[Start of Provided records]
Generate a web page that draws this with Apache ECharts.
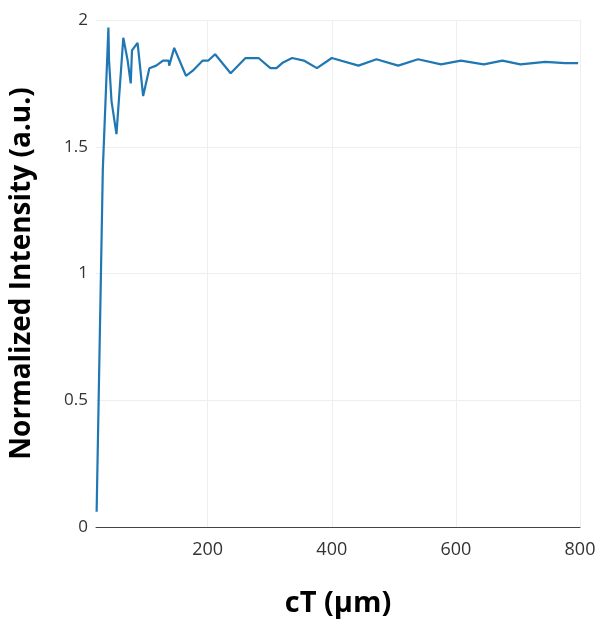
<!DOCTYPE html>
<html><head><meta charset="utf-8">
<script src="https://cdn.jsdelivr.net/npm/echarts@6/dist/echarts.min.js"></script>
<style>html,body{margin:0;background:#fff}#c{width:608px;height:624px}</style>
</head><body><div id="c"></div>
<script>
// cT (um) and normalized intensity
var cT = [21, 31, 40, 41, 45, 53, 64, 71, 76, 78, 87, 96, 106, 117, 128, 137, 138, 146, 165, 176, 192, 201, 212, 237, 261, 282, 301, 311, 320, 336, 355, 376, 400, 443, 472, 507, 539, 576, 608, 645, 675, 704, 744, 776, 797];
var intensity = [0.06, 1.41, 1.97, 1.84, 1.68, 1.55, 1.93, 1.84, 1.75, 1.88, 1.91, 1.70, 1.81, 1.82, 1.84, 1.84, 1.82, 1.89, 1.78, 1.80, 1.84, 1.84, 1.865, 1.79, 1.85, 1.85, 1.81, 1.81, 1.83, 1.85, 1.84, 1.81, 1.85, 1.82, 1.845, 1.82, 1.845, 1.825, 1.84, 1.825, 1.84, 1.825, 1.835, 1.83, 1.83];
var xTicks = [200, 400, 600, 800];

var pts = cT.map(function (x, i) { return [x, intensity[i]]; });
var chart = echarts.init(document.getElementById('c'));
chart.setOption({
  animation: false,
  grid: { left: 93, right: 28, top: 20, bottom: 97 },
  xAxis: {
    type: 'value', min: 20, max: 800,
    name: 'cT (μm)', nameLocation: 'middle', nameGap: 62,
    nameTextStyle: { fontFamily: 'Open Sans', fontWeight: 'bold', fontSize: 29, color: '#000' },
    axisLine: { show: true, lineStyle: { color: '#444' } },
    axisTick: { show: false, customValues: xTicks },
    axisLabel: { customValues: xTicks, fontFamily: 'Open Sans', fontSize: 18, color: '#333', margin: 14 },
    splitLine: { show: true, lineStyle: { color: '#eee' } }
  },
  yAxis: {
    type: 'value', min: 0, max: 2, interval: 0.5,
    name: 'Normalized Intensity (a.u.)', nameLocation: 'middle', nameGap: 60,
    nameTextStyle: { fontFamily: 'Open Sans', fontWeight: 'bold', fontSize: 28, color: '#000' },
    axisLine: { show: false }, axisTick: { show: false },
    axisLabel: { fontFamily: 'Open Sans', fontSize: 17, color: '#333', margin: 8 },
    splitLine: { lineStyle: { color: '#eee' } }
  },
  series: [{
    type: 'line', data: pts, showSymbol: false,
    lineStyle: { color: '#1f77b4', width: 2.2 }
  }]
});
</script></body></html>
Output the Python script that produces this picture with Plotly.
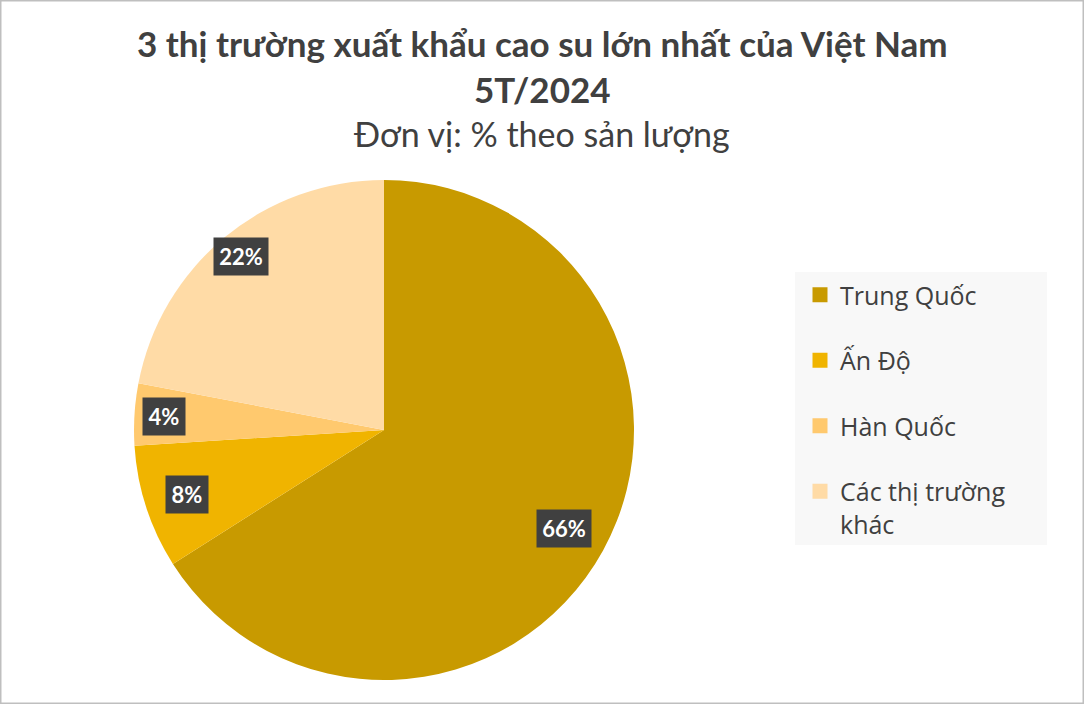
[End of Provided records]
[Start of Provided records]
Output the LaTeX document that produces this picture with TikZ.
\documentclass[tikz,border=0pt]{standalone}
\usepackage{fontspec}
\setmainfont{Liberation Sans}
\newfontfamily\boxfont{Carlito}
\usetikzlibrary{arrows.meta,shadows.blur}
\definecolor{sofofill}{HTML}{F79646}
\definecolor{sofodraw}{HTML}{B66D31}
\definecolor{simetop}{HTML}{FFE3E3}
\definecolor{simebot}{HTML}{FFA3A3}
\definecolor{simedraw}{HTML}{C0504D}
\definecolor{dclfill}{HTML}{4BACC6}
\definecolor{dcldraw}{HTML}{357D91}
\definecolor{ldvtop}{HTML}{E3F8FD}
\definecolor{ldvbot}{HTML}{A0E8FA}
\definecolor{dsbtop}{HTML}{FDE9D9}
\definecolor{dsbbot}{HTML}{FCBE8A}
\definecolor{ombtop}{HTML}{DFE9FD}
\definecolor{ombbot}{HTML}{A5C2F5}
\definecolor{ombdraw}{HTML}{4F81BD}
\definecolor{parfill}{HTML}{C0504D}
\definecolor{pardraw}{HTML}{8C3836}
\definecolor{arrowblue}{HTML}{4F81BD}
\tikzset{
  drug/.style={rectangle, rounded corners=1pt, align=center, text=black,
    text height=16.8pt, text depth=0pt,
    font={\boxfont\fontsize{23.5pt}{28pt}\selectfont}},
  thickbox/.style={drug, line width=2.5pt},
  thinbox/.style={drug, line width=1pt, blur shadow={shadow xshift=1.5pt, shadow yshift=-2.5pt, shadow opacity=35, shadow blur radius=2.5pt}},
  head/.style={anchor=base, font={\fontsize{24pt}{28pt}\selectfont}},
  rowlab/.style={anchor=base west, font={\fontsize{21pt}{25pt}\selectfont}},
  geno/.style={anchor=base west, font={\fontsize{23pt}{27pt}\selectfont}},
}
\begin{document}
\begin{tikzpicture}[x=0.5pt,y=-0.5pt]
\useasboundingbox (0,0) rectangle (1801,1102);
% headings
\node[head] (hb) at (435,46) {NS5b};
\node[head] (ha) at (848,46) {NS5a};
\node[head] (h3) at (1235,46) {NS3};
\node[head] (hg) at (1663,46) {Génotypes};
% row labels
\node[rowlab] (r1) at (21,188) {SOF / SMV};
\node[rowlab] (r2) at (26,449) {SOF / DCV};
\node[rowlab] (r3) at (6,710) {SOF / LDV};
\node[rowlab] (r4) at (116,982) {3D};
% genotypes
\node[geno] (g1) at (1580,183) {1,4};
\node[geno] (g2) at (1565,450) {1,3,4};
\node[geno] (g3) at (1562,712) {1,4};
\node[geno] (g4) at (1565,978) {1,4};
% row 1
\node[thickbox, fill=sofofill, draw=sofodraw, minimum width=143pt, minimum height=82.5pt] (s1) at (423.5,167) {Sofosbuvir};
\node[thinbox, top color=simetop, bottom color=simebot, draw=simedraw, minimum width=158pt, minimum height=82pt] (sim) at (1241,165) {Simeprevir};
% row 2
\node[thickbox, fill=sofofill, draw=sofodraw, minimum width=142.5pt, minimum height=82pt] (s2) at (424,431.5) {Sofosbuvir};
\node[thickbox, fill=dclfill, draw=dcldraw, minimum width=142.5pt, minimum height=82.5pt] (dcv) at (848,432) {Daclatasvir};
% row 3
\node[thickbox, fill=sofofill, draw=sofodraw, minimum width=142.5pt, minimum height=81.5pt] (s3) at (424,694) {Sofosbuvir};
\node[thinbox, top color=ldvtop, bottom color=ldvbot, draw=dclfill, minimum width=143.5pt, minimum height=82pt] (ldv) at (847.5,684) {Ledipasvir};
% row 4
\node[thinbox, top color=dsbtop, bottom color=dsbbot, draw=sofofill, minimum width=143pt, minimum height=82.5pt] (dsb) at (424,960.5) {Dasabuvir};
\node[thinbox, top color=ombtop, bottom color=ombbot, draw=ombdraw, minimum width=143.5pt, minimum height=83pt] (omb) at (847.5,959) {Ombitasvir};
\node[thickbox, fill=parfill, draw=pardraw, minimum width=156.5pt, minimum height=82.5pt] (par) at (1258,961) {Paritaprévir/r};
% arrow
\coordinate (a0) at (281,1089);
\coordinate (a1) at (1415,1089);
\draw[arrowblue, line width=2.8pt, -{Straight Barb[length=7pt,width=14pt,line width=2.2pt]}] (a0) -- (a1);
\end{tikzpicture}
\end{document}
[End of Provided records]
_Instruction_
Return every line above in which the string "that" occurs.

_Exercise output_
Generate a web page that draws this with Apache ECharts.
Output the Python script that produces this picture with Plotly.
Output the LaTeX document that produces this picture with TikZ.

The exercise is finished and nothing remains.